Bing and I
AI and Everybody
"As an aside, I'll mention here what I heard from my father's holy mouth regarding the Golem created by his ancestor, the Gaon R. Eliyahu Ba'al Shem of blessed memory. When the Gaon saw that the Golem was growing larger and larger, he feared that the Golem would destroy the universe. He then removed the Holy Name that was embedded on his forehead, thus causing him to disintegrate and return to dust. Nonetheless, while he was engaged in extracting the Holy Name from him, the Golem injured him, scarring him on the face." (Rabbi Jacob Emden, 1748)
Its an old, old story, our weird desire to make a version of ourselves that is more powerful than us and yet (for some reason!) totally obedient to us. We’ve been trying to do this shit almost since the beginning of our existence; in this interview, British computer scientist Stewart Russell refers to Aristotle (in 350 BC!) wishing for “fully automated weaving machines and fully automated plectrum that could pluck the lyre and produce music without any humans”—even then! The statement expresses a practical wish for economic advantage and social control but also something else; an apparently irresistible urge to basically dominate life, to unpick it until it yields even if we have to pick it to shreds, even if “it” also means us.

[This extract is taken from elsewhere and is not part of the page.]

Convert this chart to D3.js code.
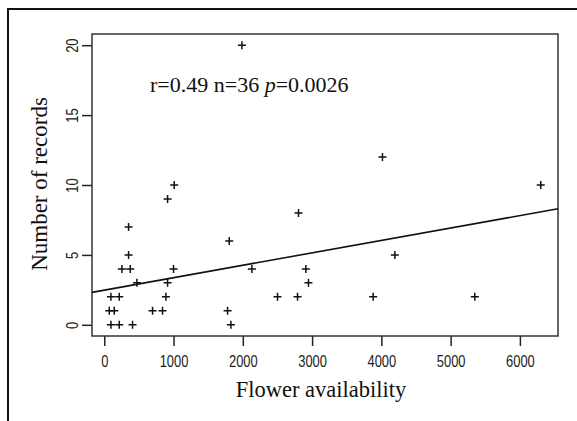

Former Google engineer Blake Lemoine, who believes that the Large Language Models on which he worked are sentient, has compared the entities to the golem figures of the ancient world, animated by “Holy Words” inserted into the golem’s mouth or written on its head. According to Wikipedia, “many people” believed that Mary Shelley based Frankenstein on golem folklore, and that anguished monster is certainly the godparent of the woman-thing in Metropolis, on down to future things: 2001’s Hal, Blade Runner’s replicants, The Matrix, Terminator, etc. All stories of human hubris, stories that typically end in disaster for those that created their various creature-machines.
Human imagination is a potent thing that has a way of crossing over into reality.
In the old stories as in reality, human weakness is inherent in the artificial creations and so is human suffering—not to mention human boredom + low pay: if you don’t know about it already, please take a look at this piece (thank you Tyler!) on the millions of human drones laboring in forced anonymity to make bots appear more human. (An object lesson in the alienation of labor plus an actualization of Lemoine’s golem metaphor.) Again my mind goes back in time to the pyramids, the enchanting architecture of St. Petersburg built by thousands of serfs, the plantations of the South: so much cruel force and banal ugliness underlying such grand structures.
But nonetheless. Here we are, at it again. Straining up into the ether while the earth burns.